No one uses the 'two-leash' method at my club, where one leash is attached to the agitation collar and another to a correction collar. No one uses a harness or wide collar for agitation either. The reasoning there is that the dog associates bitework with those pieces of equipment, and when those pieces of equipment are taken out of the picture, the dog may not perform as well.
Kristen...
A dog will also strongly associate the training field, the tree from which it is tied, the use of a long line, a particular bag being brought out, other dogs being agitated, the clothes you put on, the time of day, the stuff you put in your car, your body posture, your smell (of tension and stress), the sleeve/suit/tug, the agitators movement, the stick, etc. to bitework. It amazes me the level of nuance and subtlety a dog picks up on.

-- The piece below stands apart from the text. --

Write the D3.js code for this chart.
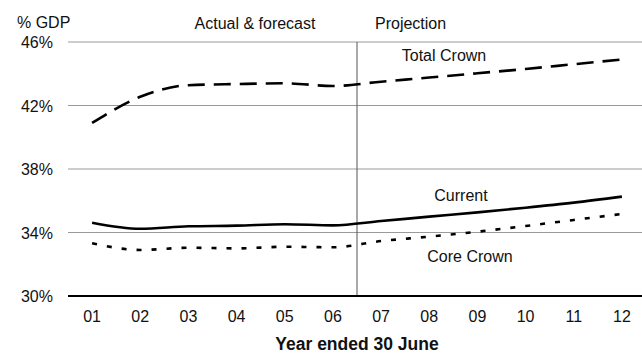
<!DOCTYPE html>
<html>
<head>
<meta charset="utf-8">
<script src="https://cdn.jsdelivr.net/npm/d3@7"></script>
<style>
  html, body { margin: 0; padding: 0; background: #fff; }
  svg { display: block; font-family: Arial, "Liberation Sans", sans-serif; }
</style>
</head>
<body>
<svg id="chart" width="642" height="356"></svg>
<script>
// Fiscal years (year ended 30 June), 2001–2012
const years = ["01", "02", "03", "04", "05", "06", "07", "08", "09", "10", "11", "12"];

// Expenses as % of GDP
const totalCrown = [40.9, 42.55, 43.28, 43.35, 43.4, 43.23, 43.5, 43.76, 44.03, 44.3, 44.6, 44.9];
const current    = [34.62, 34.24, 34.39, 34.43, 34.52, 34.45, 34.72, 35.0, 35.27, 35.56, 35.88, 36.26];
const coreCrown  = [33.32, 32.9, 33.04, 33.0, 33.1, 33.07, 33.46, 33.74, 34.05, 34.41, 34.79, 35.17];

const yTicks = [30, 34, 38, 42, 46];
const lastActual = "06";

const svg = d3.select("#chart");
const plotLeft = 68, plotRight = 646, plotTop = 42, plotBottom = 296;

const x = d3.scaleBand().domain(years).range([plotLeft, plotRight]).padding(0);
const y = d3.scaleLinear().domain([30, 46]).range([plotBottom, plotTop]);
const cx = d => x(d) + x.bandwidth() / 2;

// Horizontal gridlines (baseline drawn separately)
svg.append("g").selectAll("line")
  .data(yTicks.filter(t => t !== 30))
  .join("line")
  .attr("x1", plotLeft).attr("x2", 642)
  .attr("y1", d => y(d)).attr("y2", d => y(d))
  .attr("stroke", "#9a9a9a").attr("stroke-width", 1);

// Y tick labels
svg.append("g").selectAll("text")
  .data(yTicks)
  .join("text")
  .attr("x", 53).attr("y", d => y(d) + 6)
  .attr("text-anchor", "end")
  .attr("font-size", 16).attr("fill", "#111")
  .text(d => d + "%");

// Divider between actual/forecast and projection years
const divX = x(lastActual) + x.bandwidth();
svg.append("line")
  .attr("x1", divX).attr("x2", divX)
  .attr("y1", y(46)).attr("y2", y(30))
  .attr("stroke", "#555").attr("stroke-width", 1);

// Baseline
svg.append("line")
  .attr("x1", plotLeft).attr("x2", 642)
  .attr("y1", y(30)).attr("y2", y(30))
  .attr("stroke", "#000").attr("stroke-width", 2);

// X tick labels
svg.append("g").selectAll("text")
  .data(years)
  .join("text")
  .attr("x", d => cx(d)).attr("y", 322)
  .attr("text-anchor", "middle")
  .attr("font-size", 16).attr("fill", "#111")
  .text(d => d);

// Series lines
const line = d3.line()
  .x((d, i) => cx(years[i]))
  .y(d => y(d))
  .curve(d3.curveMonotoneX);

const series = [
  { values: totalCrown, dash: "17,9" },
  { values: current,    dash: null },
  { values: coreCrown,  dash: "5,10" }
];

svg.append("g").selectAll("path")
  .data(series)
  .join("path")
  .attr("d", d => line(d.values))
  .attr("fill", "none")
  .attr("stroke", "#000")
  .attr("stroke-width", 2.6)
  .attr("stroke-dasharray", d => d.dash);

// Text labels
const labels = [
  { t: "% GDP", x: 17, y: 28, a: "start" },
  { t: "Actual & forecast", x: 255, y: 29, a: "middle" },
  { t: "Projection", x: 375, y: 29, a: "start" },
  { t: "Total Crown", x: 444, y: 61, a: "middle" },
  { t: "Current", x: 461, y: 201, a: "middle" },
  { t: "Core Crown", x: 470, y: 262, a: "middle" }
];
svg.append("g").selectAll("text")
  .data(labels)
  .join("text")
  .attr("x", d => d.x).attr("y", d => d.y)
  .attr("text-anchor", d => d.a)
  .attr("font-size", 16).attr("fill", "#111")
  .text(d => d.t);

// Axis title
svg.append("text")
  .attr("x", 357).attr("y", 350)
  .attr("text-anchor", "middle")
  .attr("font-size", 17.5).attr("font-weight", "bold").attr("fill", "#111")
  .text("Year ended 30 June");
</script>
</body>
</html>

A quick question: How loud do you say "Out" for your dog to let go? How loud have you heard other people say it?
My point is this: make sure you put all the ingredients (equipment) IN the soup; and take MOST of the ingredients out. What you really want is for your dog to associate his aggression to aggression against him or you, or to cues given by YOU. These are the left-over ingredients.
As for the prong...in my opinion, if I need it for capping, it means I don't have the dog I should have. For my dog, I use the prong strictly as a correction, coming from me. As far as helping with other people's dogs, sure, I'll use it for capping. It works best when the dog in question, DOES NOT regularly use a prong collar, is a high prey drive dog, and is also quite hard.